The prior post in this series may be found here.
In Chapter 10, Kuyper considers the issue of governmental legitimacy. The question of legitimacy is of great importance in the matter of government. If a government is legitimate, then the population willing submits to the government and the government rightfully enacts and enforces law.
Most people never consider the basis for legitimacy; rather, we all just know that a government is legitimate or not. For example, in a monarchy, everyone knows that the child of the sovereign is the next sovereign. In a democracy, everyone knows that the winner of a popularity contest may enact law. In both cases, everyone knows that some random crank who declares himself sovereign – even with an elaborate ceremony – is just a crank and not a king.
Conversely, if everyone in a nation were to suddenly know that the leadership was illegitimate, the government would then be nothing other than bandits and tyrants.
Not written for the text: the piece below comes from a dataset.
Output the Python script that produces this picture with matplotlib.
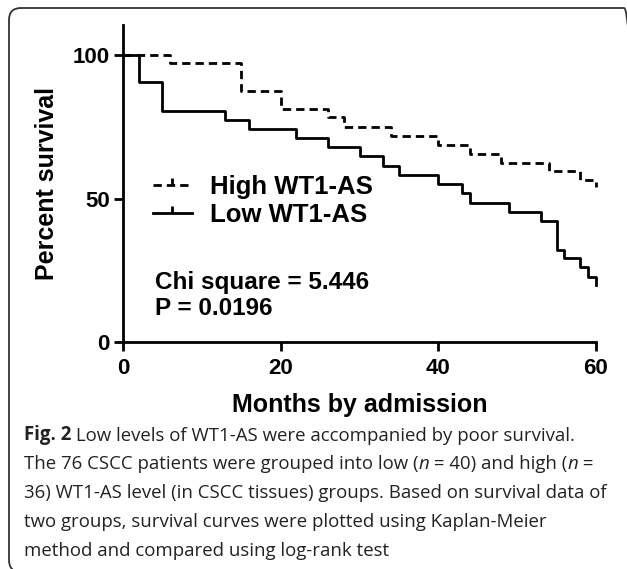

How then does legitimacy come to be?
Kuyper considers and rejects three theories of legitimacy. First there the right of a conqueror. At the beginning, a conqueror’s power maintains as long as he is able to maintain sufficient military might to quell any opposition. However, after some time, the duration of rule itself becomes the legitimatizing basis of rule. The trouble here is moral: we don’t forgive a murderer because he murdered to rob and then was able to hold off anyone who attempted to prosecute him for his murder and robbery. Indeed, such a man would be considered peculiarly evil.
A second theory is the “social contract” model: whereby initially free people contract to form a government which has legitimate power based upon the concession of others. A primary trouble here is that such a claim is based upon a fiction: no such universal contractual decision has ever been undertaken by previously unruled individuals.
A third theory looks to spontaneous ordering: such spontaneous development theories appear more factual than the other theories: but this theory too appears as morally questionable. Kuyper raises two objections: (1) The theory cannot distinguish between a morally good and a morally bad order: cruelty and deceit or heroism and virtue could each lead to an actual government of some sort.
(2) Kuyper explains that such a theory is pantheistic: Rather than government be a determined act of God; authority would be something inherent in all that is. Thus, might would be right, because it is.
Having rejected these alternatives, Kuyper explains that what government does itself must be the result of a gracious act of God: not a peculiar saving grace, such as shown to the elect; but, a “common grace” to order the world in such a manner as to limit the effective scope of sin.
Thus, there is the effectuation of a government and the providential placement of a leader in position. Kuyper then explains the basis of legitimacy: if the leader and the populace both accede that God has created the structure, the structure is and all “are accountable to God for the things they know they have done for or against that authority.” Abraham Kuyper, Common Grace: God’s Gifts for a Fallen World: The Historical Section, ed. Jordan J. Ballor, Melvin Flikkema, and Stephen J. Grabill, trans. Nelson D. Kloosterman and Ed M. van der Maas, vol. 1, Abraham Kuyper Collected Works in Public Theology (Bellingham, WA: Lexham Press; Acton Institute, 2015), 95–96.
How then is this authority known? It can only come from God, because humans by nature have authority over nothing. The authority granted in Genesis 1 is granted by God: it is not inherent in the creature. God had the authority to grant or forbid the Adam to eat of trees in the Garden – and the authority over all other actions of Adam.
Not having even the least of authority, we certain have no authority by nature over one-another. Kuyper concedes that some sort of pre-Flood governmental authority must have arisen; but such authority would have existed without divine sanction.